▶ SUPPLIED DATA
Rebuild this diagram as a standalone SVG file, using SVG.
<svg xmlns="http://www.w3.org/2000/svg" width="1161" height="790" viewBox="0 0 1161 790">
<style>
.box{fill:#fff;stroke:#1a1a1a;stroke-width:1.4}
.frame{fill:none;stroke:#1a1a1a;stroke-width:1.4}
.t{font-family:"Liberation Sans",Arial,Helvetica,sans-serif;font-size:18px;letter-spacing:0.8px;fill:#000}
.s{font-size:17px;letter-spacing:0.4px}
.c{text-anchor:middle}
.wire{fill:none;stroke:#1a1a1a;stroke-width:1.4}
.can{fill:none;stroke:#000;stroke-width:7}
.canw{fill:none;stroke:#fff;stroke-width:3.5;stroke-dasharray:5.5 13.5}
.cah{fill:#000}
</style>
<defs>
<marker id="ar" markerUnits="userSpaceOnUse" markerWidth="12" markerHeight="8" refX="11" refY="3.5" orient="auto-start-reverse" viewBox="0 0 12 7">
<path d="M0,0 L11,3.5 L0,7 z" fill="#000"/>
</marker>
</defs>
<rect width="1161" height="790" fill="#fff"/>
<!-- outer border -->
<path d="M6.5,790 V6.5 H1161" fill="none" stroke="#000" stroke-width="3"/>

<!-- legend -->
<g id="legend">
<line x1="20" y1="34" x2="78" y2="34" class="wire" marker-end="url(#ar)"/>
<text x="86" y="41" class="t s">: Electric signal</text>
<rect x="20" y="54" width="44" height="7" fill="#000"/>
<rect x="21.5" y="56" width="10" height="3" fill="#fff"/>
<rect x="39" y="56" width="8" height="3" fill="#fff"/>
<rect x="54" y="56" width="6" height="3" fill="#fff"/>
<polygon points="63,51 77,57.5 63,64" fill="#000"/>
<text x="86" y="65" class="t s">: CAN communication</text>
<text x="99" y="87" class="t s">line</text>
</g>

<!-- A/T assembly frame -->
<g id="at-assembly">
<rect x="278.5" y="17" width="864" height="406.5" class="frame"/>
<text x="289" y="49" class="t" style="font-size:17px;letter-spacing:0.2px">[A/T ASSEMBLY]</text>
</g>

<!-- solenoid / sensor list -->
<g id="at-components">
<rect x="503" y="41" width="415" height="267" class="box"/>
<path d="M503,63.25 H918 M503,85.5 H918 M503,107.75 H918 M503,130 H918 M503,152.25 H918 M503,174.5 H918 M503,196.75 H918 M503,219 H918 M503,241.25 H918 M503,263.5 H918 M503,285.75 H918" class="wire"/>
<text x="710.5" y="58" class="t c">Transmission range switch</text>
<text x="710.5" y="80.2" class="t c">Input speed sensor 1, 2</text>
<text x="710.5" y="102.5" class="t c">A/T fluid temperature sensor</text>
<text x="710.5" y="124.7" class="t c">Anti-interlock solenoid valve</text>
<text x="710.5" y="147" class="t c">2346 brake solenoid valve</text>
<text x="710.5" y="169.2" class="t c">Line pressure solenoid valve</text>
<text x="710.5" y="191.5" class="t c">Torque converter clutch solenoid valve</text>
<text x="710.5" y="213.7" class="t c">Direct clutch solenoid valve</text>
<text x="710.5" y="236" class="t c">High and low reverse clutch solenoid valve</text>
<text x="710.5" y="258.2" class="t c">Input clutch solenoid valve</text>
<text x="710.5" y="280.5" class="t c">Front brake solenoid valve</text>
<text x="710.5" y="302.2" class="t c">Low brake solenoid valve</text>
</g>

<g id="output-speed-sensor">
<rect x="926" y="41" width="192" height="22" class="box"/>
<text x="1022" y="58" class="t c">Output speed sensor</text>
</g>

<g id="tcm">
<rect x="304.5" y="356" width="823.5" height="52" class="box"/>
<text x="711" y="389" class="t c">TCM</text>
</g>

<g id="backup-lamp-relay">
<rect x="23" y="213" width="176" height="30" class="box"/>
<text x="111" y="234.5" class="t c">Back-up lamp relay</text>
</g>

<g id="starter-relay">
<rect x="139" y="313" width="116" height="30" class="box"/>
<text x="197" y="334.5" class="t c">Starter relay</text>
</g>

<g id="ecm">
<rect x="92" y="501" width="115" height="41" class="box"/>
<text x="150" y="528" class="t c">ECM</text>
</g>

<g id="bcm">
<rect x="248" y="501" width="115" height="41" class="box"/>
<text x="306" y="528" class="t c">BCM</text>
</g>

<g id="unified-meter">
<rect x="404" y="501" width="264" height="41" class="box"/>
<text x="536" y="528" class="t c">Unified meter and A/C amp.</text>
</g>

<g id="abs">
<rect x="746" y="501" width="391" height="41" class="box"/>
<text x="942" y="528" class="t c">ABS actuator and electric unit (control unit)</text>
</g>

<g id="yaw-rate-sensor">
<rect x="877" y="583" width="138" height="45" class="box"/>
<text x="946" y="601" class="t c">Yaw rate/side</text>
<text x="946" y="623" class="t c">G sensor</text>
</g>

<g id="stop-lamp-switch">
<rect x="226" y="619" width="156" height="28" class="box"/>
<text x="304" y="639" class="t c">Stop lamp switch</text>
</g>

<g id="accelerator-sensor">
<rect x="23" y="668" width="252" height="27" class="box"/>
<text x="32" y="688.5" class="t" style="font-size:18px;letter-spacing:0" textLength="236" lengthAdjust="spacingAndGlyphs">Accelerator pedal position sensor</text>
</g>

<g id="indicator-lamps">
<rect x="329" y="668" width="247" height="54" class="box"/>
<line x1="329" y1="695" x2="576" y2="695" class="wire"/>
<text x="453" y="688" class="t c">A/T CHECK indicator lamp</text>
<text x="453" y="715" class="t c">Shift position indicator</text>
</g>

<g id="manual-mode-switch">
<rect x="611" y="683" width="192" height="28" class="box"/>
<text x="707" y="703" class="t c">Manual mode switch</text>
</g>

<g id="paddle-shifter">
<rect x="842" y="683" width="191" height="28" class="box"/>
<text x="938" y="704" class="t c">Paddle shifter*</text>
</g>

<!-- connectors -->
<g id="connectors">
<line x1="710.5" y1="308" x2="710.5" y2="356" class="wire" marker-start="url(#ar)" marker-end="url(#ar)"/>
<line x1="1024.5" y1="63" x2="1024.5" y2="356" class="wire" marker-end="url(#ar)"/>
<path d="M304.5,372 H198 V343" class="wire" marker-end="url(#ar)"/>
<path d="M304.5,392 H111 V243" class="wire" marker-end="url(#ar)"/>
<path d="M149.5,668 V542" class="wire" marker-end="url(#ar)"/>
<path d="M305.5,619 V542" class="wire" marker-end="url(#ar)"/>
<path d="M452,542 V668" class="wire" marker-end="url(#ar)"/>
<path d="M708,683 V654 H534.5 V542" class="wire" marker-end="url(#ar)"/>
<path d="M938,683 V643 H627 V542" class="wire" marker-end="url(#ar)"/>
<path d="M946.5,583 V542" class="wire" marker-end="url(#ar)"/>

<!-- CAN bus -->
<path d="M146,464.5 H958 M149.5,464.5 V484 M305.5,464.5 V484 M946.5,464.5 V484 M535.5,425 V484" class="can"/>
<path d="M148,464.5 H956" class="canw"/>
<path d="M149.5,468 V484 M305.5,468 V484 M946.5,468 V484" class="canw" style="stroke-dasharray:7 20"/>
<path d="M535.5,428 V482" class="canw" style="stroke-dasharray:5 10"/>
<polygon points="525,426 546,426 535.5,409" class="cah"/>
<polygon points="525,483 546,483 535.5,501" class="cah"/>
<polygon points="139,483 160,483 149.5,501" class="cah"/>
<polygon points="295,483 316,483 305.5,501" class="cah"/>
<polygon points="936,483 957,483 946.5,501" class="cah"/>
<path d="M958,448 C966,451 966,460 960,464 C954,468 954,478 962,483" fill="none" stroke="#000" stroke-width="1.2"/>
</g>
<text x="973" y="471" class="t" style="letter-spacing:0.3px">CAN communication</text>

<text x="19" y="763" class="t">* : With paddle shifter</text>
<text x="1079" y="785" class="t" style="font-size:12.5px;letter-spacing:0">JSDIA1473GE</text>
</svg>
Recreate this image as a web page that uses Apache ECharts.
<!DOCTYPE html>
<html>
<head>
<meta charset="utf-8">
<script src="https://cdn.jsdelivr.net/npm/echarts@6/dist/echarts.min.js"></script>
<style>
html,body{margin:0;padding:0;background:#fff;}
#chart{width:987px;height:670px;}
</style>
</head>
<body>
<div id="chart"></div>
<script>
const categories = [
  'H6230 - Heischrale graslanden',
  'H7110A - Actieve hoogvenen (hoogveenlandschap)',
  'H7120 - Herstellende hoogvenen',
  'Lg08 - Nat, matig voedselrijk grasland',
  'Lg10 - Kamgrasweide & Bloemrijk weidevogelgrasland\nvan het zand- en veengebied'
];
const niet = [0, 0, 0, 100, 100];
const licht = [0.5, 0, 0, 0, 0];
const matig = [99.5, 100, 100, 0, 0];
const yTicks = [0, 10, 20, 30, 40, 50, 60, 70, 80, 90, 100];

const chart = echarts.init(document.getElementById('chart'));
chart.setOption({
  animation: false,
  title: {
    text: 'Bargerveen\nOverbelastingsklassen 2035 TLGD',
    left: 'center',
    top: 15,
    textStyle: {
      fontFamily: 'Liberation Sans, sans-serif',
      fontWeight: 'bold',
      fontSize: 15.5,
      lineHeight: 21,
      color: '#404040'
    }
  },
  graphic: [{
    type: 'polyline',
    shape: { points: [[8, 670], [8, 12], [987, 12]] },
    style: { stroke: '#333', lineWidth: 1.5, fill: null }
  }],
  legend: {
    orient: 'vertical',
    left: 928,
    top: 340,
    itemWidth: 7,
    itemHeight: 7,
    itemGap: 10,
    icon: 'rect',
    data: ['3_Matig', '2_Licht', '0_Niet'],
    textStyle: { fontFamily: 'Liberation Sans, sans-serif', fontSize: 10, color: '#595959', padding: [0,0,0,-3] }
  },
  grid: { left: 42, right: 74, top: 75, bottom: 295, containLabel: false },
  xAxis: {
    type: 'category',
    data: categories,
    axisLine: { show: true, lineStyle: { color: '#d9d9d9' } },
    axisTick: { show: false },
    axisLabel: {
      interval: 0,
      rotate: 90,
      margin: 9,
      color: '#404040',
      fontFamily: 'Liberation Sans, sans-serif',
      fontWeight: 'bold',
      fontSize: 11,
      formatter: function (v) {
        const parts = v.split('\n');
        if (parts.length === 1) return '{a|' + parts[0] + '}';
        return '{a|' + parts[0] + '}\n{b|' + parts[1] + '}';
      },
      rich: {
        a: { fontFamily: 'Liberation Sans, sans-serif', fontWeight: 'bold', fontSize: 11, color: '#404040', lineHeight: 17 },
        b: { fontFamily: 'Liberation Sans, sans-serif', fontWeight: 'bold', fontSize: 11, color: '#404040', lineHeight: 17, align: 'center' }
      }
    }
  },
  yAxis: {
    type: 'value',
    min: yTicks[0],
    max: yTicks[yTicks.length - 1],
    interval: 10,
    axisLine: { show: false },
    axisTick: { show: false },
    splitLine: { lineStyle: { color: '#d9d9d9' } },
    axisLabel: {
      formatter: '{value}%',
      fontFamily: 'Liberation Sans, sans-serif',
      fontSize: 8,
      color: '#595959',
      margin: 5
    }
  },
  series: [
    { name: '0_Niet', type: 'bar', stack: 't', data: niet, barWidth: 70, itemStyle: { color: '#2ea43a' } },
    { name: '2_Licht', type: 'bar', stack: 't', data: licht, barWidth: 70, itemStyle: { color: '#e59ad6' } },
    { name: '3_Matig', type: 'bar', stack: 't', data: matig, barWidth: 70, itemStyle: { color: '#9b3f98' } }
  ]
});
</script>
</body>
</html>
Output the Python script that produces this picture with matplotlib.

▶ WHAT YOU WILL DO
Give back, exactly as written, each line from the one that contains "Recreate this image" through the one that contains "80, 90, 100];".

▶ SOLUTION TO THE EXERCISE
Recreate this image as a web page that uses Apache ECharts.
<!DOCTYPE html>
<html>
<head>
<meta charset="utf-8">
<script src="https://cdn.jsdelivr.net/npm/echarts@6/dist/echarts.min.js"></script>
<style>
html,body{margin:0;padding:0;background:#fff;}
#chart{width:987px;height:670px;}
</style>
</head>
<body>
<div id="chart"></div>
<script>
const categories = [
  'H6230 - Heischrale graslanden',
  'H7110A - Actieve hoogvenen (hoogveenlandschap)',
  'H7120 - Herstellende hoogvenen',
  'Lg08 - Nat, matig voedselrijk grasland',
  'Lg10 - Kamgrasweide & Bloemrijk weidevogelgrasland\nvan het zand- en veengebied'
];
const niet = [0, 0, 0, 100, 100];
const licht = [0.5, 0, 0, 0, 0];
const matig = [99.5, 100, 100, 0, 0];
const yTicks = [0, 10, 20, 30, 40, 50, 60, 70, 80, 90, 100];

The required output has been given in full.